Callick didn't mention a possibly more alarming result that "fifteen per cent of Australians say ‘for someone like me, it doesn’t matter what kind of government we have', with a quarter (23%) of 18 to 29 year olds holding this view."

Those of us over 60 (74% back democracy) need to have a go explaining to 18-29 year olds of our acquaintance-that in itself may be a challenge-why democracy warts and all, even ours at the moment, is not just wallpaper or an abstract idea. Governments, federal, state and local also need to reinforce their democratic credentials by living the dream.

A fundamental of course is open and transparent government. Hence the Freedom of Information Act (some state equivalents have something close) gives access to government information a relevant public purpose by stating right up front
The Parliament intends, by these objects, to promote Australia's representative democracy by contributing towards.. increasing public participation in Government processes, with a view to promoting better-informed decision-making.. increasing scrutiny, discussion, comment and review of the Government's activities.
Sentiment echoed in the Declaration of Open Government:
The Australian Government now declares that, in order to promote greater participation in Australia’s democracy, it is committed to open government based on a culture of engagement, built on better access to and use of government held information, and sustained by the innovative use of technology. 
Interesting to speculate on the extent of public awareness of these grand democratic ideals. And how public perceptions of what federal, state and local government says and does (Attorney General Roxon for example currently looking to fix the "anomaly" that parliament is subject to the FOI act ), or disappointing personal experience in taking government at its word plays into the narrative that democracy isn't all its cracked up to be.

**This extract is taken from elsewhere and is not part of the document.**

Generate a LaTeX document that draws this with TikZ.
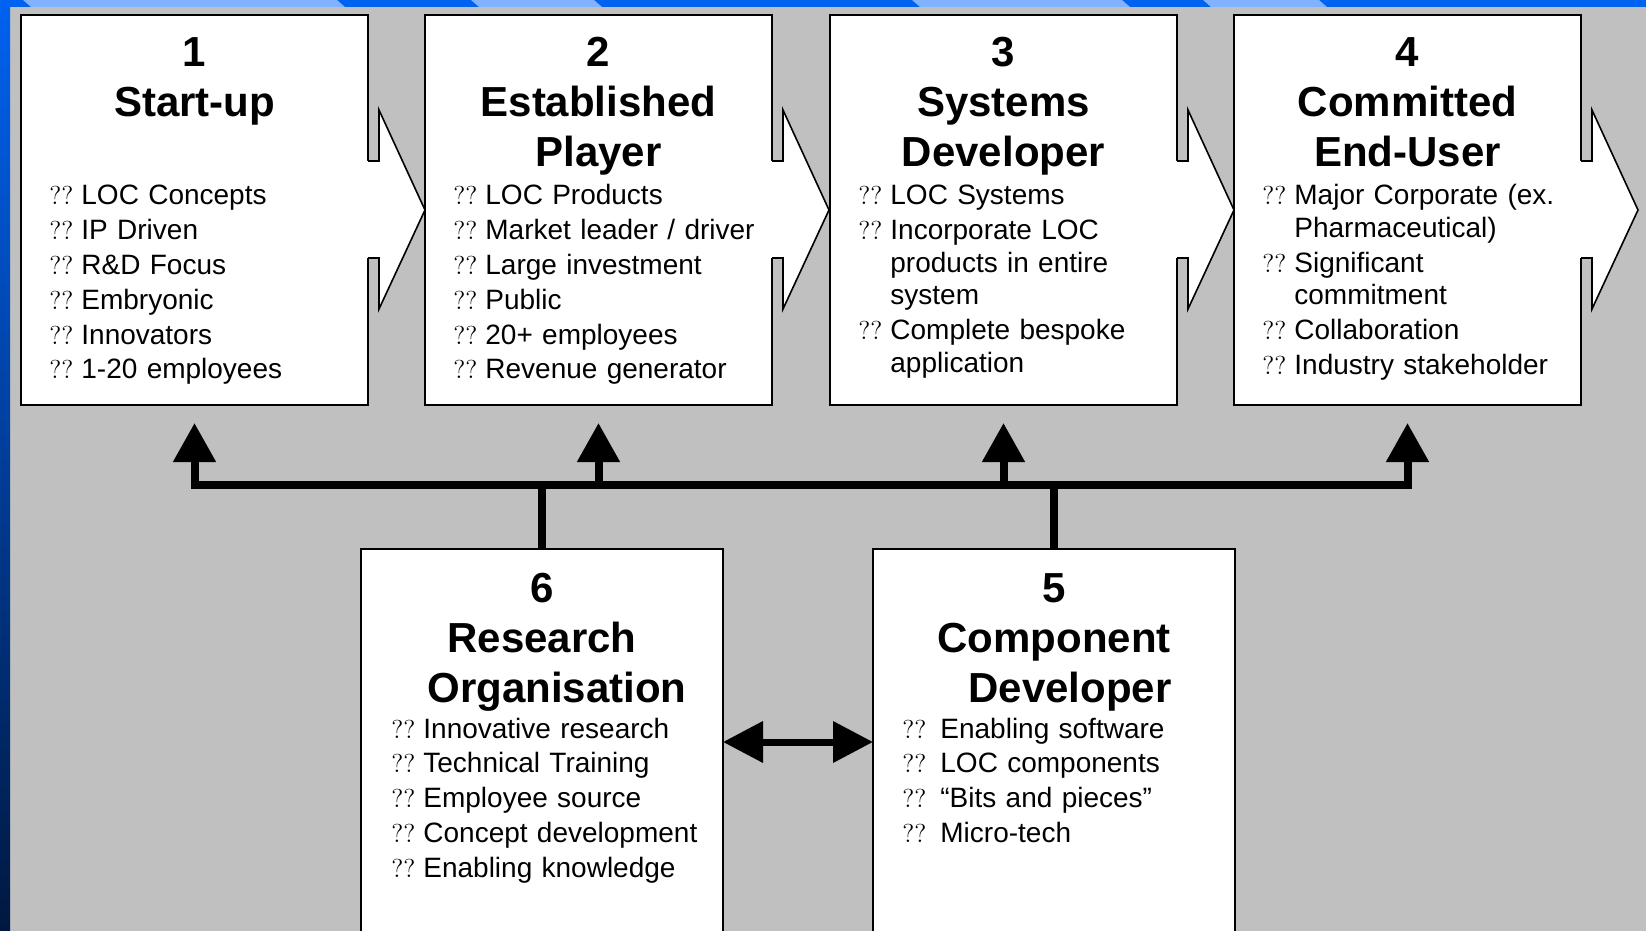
\documentclass[tikz,border=0pt]{standalone}
\usepackage{fontspec}
\setsansfont{Liberation Sans}
\usetikzlibrary{arrows.meta}
\usetikzlibrary{calc}
\usetikzlibrary{positioning}
\definecolor{slidegrey}{RGB}{192,192,192}
\definecolor{bandblue}{RGB}{0,98,240}
\definecolor{bandlight}{RGB}{128,178,255}
\definecolor{bandnavy}{RGB}{0,24,64}

% bullet marks and hanging items
\newcommand\qq{{\rmfamily\fontsize{13}{13}\selectfont ??}}
\newlength\bulw
\setlength\bulw{16pt}
\newcommand\bul[1]{\hangindent=\bulw\hangafter=1\makebox[\bulw][l]{\qq}#1\par}

\tikzset{
  stage/.style={draw, fill=white, line width=0.8pt, inner sep=0pt, outer sep=0pt,
    minimum width=173.5pt, minimum height=195pt},
  lowstage/.style={stage, minimum width=181pt, minimum height=200pt},
  heading/.style={inner sep=0pt, text width=#1, align=center, anchor=base,
    font=\sffamily\bfseries\fontsize{21}{25}\selectfont},
  heading/.default=173.5pt,
  points/.style={inner sep=0pt, text width=165pt, align=left, anchor=base west,
    font=\sffamily\fontsize{14}{16.25}\selectfont},
  edge/.style={line width=0.8pt, line join=miter},
  link/.style={line width=4pt},
  uplink/.style={link, -{Triangle[length=19.5pt,width=20.5pt]}},
  twoway/.style={line width=3.5pt, {Triangle[length=20pt,width=20pt]}-{Triangle[length=20pt,width=20pt]}},
}

% notched arrow on the right side of a stage box
\newcommand\chev[1]{%
  \fill[white] ($(#1.north east)+(-1,146)$) -- ++(12,0) -- ++(0,-51) -- ++(46,100)
    -- ++(-46,99) -- ++(0,-51) -- ++(-12,0) -- cycle;
  \draw[edge] ($(#1.north east)+(0,146)$) -- ++(11,0) -- ++(0,-51) -- ++(46,100)
    -- ++(-46,99) -- ++(0,-51) -- ++(-11,0);}

\begin{document}
\begin{tikzpicture}[x=0.5pt, y=-0.5pt]
  \useasboundingbox (0,0) rectangle (1646,931);
  \clip (0,0) rectangle (1646,931);

  % slide background
  \fill[slidegrey] (0,0) rectangle (1646,931);
  \shade[top color=bandblue, bottom color=bandnavy] (0,0) rectangle (10,931);
  \fill[bandblue] (0,0) rectangle (1646,7);
  \foreach \a/\b in {27/341, 475/598, 916/1126, 1207/1323}
    \fill[bandlight] (\a-4,0) -- (\b-4,0) -- (\b+4,7) -- (\a+4,7) -- cycle;

  % top row
  \node[stage, anchor=north west] (startup) at (21,15) {};
  \node[stage, anchor=north west] (established) at (425,15) {};
  \node[stage, anchor=north west] (systems) at (830,15) {};
  \node[stage, anchor=north west] (enduser) at (1234,15) {};
  \chev{startup}
  \chev{established}
  \chev{systems}
  \chev{enduser}

  \node[heading] (startuptitle) at (194.5,67) {1\\Start-up};
  \node[heading] (establishedtitle) at (598.5,67) {2\\Established\\Player};
  \node[heading] (systemstitle) at (1003.5,67) {3\\Systems\\Developer};
  \node[heading] (endusertitle) at (1407.5,67) {4\\Committed\\End-User};

  \node[points] (startuplist) at (49,205) {%
    \setlength\parskip{1.15pt}%
    \bul{LOC Concepts}\bul{IP Driven}\bul{R\&D Focus}%
    \bul{Embryonic}\bul{Innovators}\bul{1-20 employees}};
  \node[points] (establishedlist) at (453,205) {%
    \setlength\parskip{1.15pt}%
    \bul{LOC Products}\bul{Market leader / driver}\bul{Large investment}%
    \bul{Public}\bul{20+ employees}\bul{Revenue generator}};
  \node[points] (systemslist) at (858,205) {%
    \setlength\parskip{1.15pt}%
    \bul{LOC Systems}\bul{Incorporate LOC\newline products in entire\newline system}%
    \bul{Complete bespoke\newline application}};
  \node[points] (enduserlist) at (1262,205) {%
    \setlength\parskip{1.15pt}%
    \bul{Major Corporate (ex.\newline Pharmaceutical)}\bul{Significant\newline commitment}%
    \bul{Collaboration}\bul{Industry stakeholder}};

  % bottom row
  \node[lowstage, anchor=north west] (research) at (361,549) {};
  \node[lowstage, anchor=north west] (component) at (873,549) {};

  \node[heading=181pt] (researchtitle) at (542,602) {6\\Research\\\hspace*{15pt}Organisation};
  \node[heading=181pt] (componenttitle) at (1054,602) {5\\Component\\\hspace*{16pt}Developer};

  \node[points] (researchlist) at (391,738) {%
    \setlength\parskip{1.15pt}%
    \bul{Innovative research}\bul{Technical Training}\bul{Employee source}%
    \bul{Concept development}\bul{Enabling knowledge}};
  \node[points] (componentlist) at (902,738) {%
    \setlength\bulw{19pt}\setlength\parskip{1.15pt}%
    \bul{Enabling software}\bul{LOC components}\bul{“Bits and pieces”}%
    \bul{Micro-tech}};

  % connectors
  \coordinate (hub) at (0,485);
  \coordinate (duo) at (0,742);
  \draw[link] (research.north) -- (research.north |- hub);
  \draw[link] (component.north) -- (component.north |- hub);
  \draw[link, line cap=rect] (startup.south |- hub) -- (enduser.south |- hub);
  \foreach \n in {startup,established,systems,enduser}
    \draw[uplink] (\n.south |- hub) -- ([yshift=-9pt]\n.south);
  \draw[twoway] (research.east |- duo) -- (component.west |- duo);
\end{tikzpicture}
\end{document}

This is the extract-the first time these questions have been asked in the annual poll- from the Lowy Institute Report (emphasis added):

In 2011, the Lowy Institute conducted opinion polls in Indonesia and Fiji, which included questions on democracy and human rights. To see how views in these countries compare with those in Australia we repeated some of the questions in the 2012 Lowy Institute Poll.
Results suggest some Australians are quite blasé about democracy. Presented with three statements about democracy and asked to say ‘which one of the three statements comes closest to your own personal views about democracy’, just 60% of Australians say ‘democracy is preferable to any other kind of government’, similar to the proportion of Indonesians (62%) and Fijians (53%) who say this. Interestingly, only 39% of Australians 18 to 29 years old hold this view, with support increasing with age to 74% for those 60 years and older. A quarter (23%) of Australians say ‘in some circumstances, a non-democratic government can be preferable’, more than Indonesians (16%) but a similar proportion as in Fiji (25%), which is currently under military dictatorship. Fifteen per cent of Australians say ‘for someone like me, it doesn’t matter what kind of government we have’, with a quarter (23%) of 18 to 29 year olds holding this view. Seventeen per cent of Indonesians say this and 21% of people in Fiji.